It's easy to assume strategy fails because the plan was wrong. In my experience, it fails much earlier - when people lose confidence that there's a strategy at all.
At first it looks like collaboration. More meetings. More conversations. Plenty of ideas. But there are signs belief is slipping: the same debates looping every week, priorities that get written down but never treated as final, decisions that keep getting revisited. Progress looks busy on the surface, but underneath nothing really moves.
That's when behaviours shift. People wait to be told what to do. Nobody wants to take the lead. Consensus becomes the default. Confidence erodes, alignment fades, and momentum stalls.
The cost isn't just organisational. It's personal. High-agency people start to hesitate. Energy drops. Trust in leadership thins out. Even the most capable teams second-guess themselves when they don't believe in the direction.

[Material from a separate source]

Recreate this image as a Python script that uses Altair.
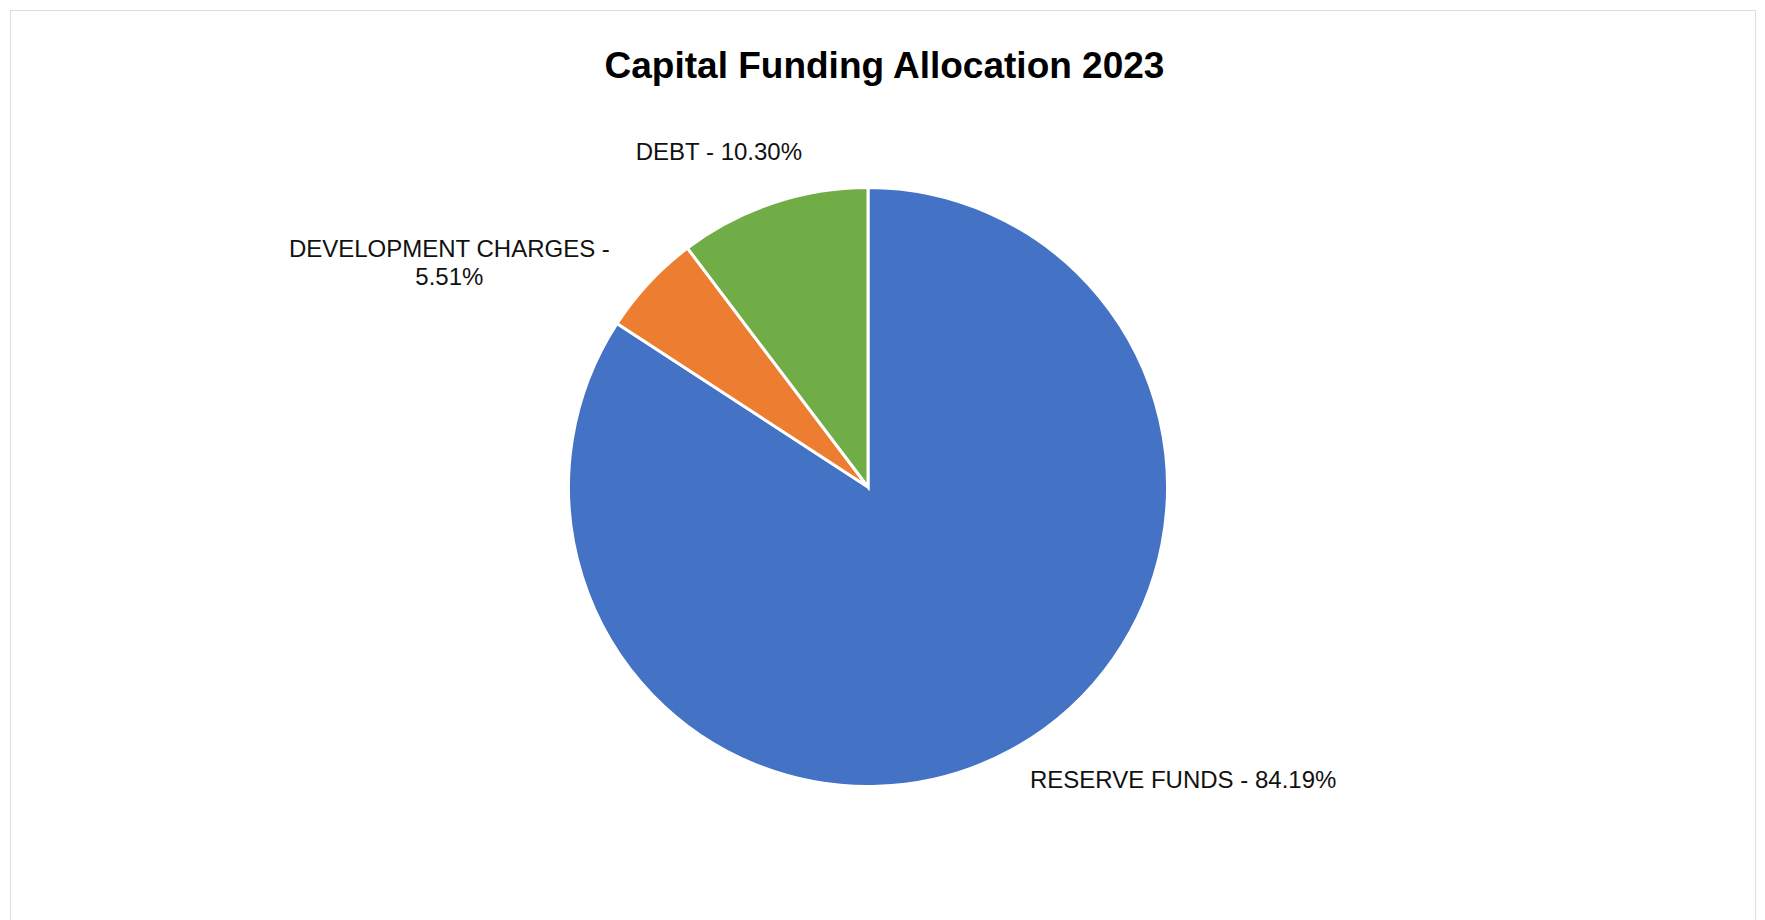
import altair as alt
import pandas as pd

# ---- data ----
categories = ["RESERVE FUNDS", "DEVELOPMENT CHARGES", "DEBT"]
shares = [84.19, 5.51, 10.30]
colors = ["#4472C4", "#ED7D31", "#70AD47"]
wrapped = ["DEVELOPMENT CHARGES"]  # label broken onto two lines

labels = [
    f"{c}{' -' + chr(10) if c in wrapped else ' - '}{v:.2f}%"
    for c, v in zip(categories, shares)
]
total = sum(shares)

df = pd.DataFrame({
    "category": categories,
    "share": shares,
    "label": labels,
    "idx": list(range(len(categories))),
})

W, H = 1745, 912
CX, CY = 858, 477          # pie centre inside the view
R = 299.5                   # outer radius
LR = 340                    # label radius
FONT = "Liberation Sans"

theta_scale = alt.Scale(domain=[0, total])

pie = alt.Chart(df).mark_arc(outerRadius=R, stroke="white", strokeWidth=3).encode(
    theta=alt.Theta("share:Q", stack=True, scale=theta_scale),
    order=alt.Order("idx:Q"),
    color=alt.Color("category:N", scale=alt.Scale(domain=categories, range=colors), legend=None),
    x=alt.value(CX),
    y=alt.value(CY),
)

lab_base = alt.Chart(df).transform_window(
    cum="sum(share)", sort=[alt.SortField("idx")]
).transform_calculate(
    mid="datum.cum - datum.share / 2"
)


def label_layer(cat, align, dx, dy):
    return lab_base.transform_filter(alt.datum.category == cat).mark_text(
        radius=LR, align=align, baseline="middle", dx=dx, dy=dy,
        font=FONT, fontSize=24, color="#111111", lineBreak="\n", lineHeight=28,
    ).encode(
        theta=alt.Theta("mid:Q", scale=theta_scale),
        text="label:N",
        x=alt.value(CX),
        y=alt.value(CY),
    )


chart = alt.layer(
    pie,
    label_layer("RESERVE FUNDS", "left", 0, -5),
    label_layer("DEVELOPMENT CHARGES", "center", -170, -5),
    label_layer("DEBT", "center", -41, -12),
).properties(
    width=W,
    height=H,
    padding=2,
    title=alt.TitleParams(
        "Capital Funding Allocation 2023",
        font=FONT, fontSize=37, fontWeight="bold", color="#000000",
        anchor="middle", baseline="alphabetic", offset=-105, dx=2,
    ),
).configure_view(
    stroke="#d9d9d9", strokeWidth=2
).configure(background="white")

chart.save("out.html", embed_options={"renderer": "svg", "actions": False})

Sometimes that's deliberate. In fragile moments, slowing down and keeping the peace can be the right choice. There are times when caution matters more than speed.
But what happens when there's real potential on the table? When you know the company could get to the next stage - but nobody is pulling in the same direction?
That's when someone has to step up. To carry the clarity. To make the trade-offs stick, even when it means disappointing people. And it only works if the support is there - without that, the impact never lands.
Because the hard part of strategy isn't writing the plan. It's making it real enough that people trust it, act on it, and keep moving.
A good strategy isn't judged by how tidy the slides look. It's judged by the quality of the decisions it makes possible. And when belief is there, those decisions compound. Without it, even the best-looking strategy is just theatre.